It is human, of course, but is it a human being?
The hallmarks of being human consists of at least the following attributes, singly or in combination: self-awareness; intelligence; ability to use tools; ability to use language; and sociability. Human being are essentially moral creatures; that is, they alone may truly be said to worthy of praise or blame. Only human beings have a conscience; only human beings can learn the difference between right and wrong. Only human beings experience shame and guilt (as far as we know.) I'm sure the average person could think of more attributes of being human. Now, I don't want to say that the absence of any one of these traits is the total absence of humanity.
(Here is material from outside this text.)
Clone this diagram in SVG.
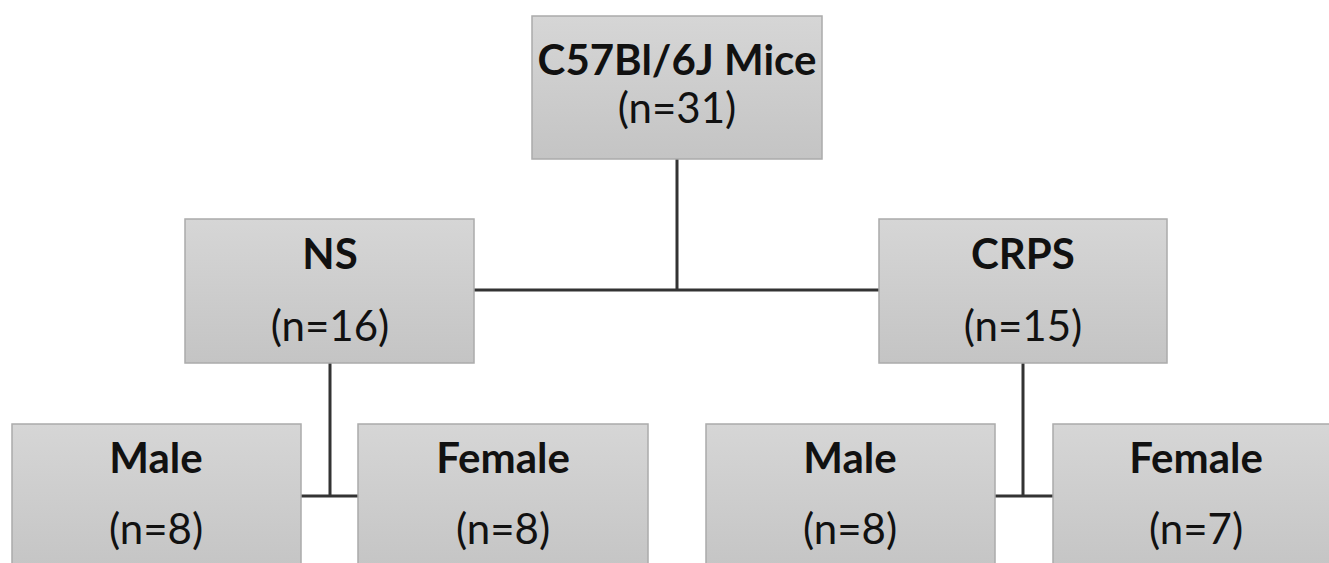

But the absence of all these traits in any form other than potentiality must mean the absence of true humanity.
Because the Bible is contradictory on the precise nature of the soul, any guesses about the capacities of the soul are mere speculations. But let me guess anyway. It does not appear likely that the soul, incarnated in a physical human, would be able to experience anything not experienced by that body. For example, it would not make sense to say of a two month old child's soul, "He's in a real moral dilemma; he's made poor choices." Or speaking of a sixteen cell blastocyst, "Her soul sorrows for all the poor people in the world." Or of a one-month old fetus still in the womb, "His soul was uplifted by the sermon."
The soul, at the blastocyst stage of development, does not make moral choices. It does not have opinions; it has no self-awareness. It feels no love, not even for its mother. Neither does it experience pain. It cannot make moral decision because it has no capacity to act. It cannot sensibly be said to face choices: it has no nerves, bones, muscles or sinews. It cannot speak. It cannot think.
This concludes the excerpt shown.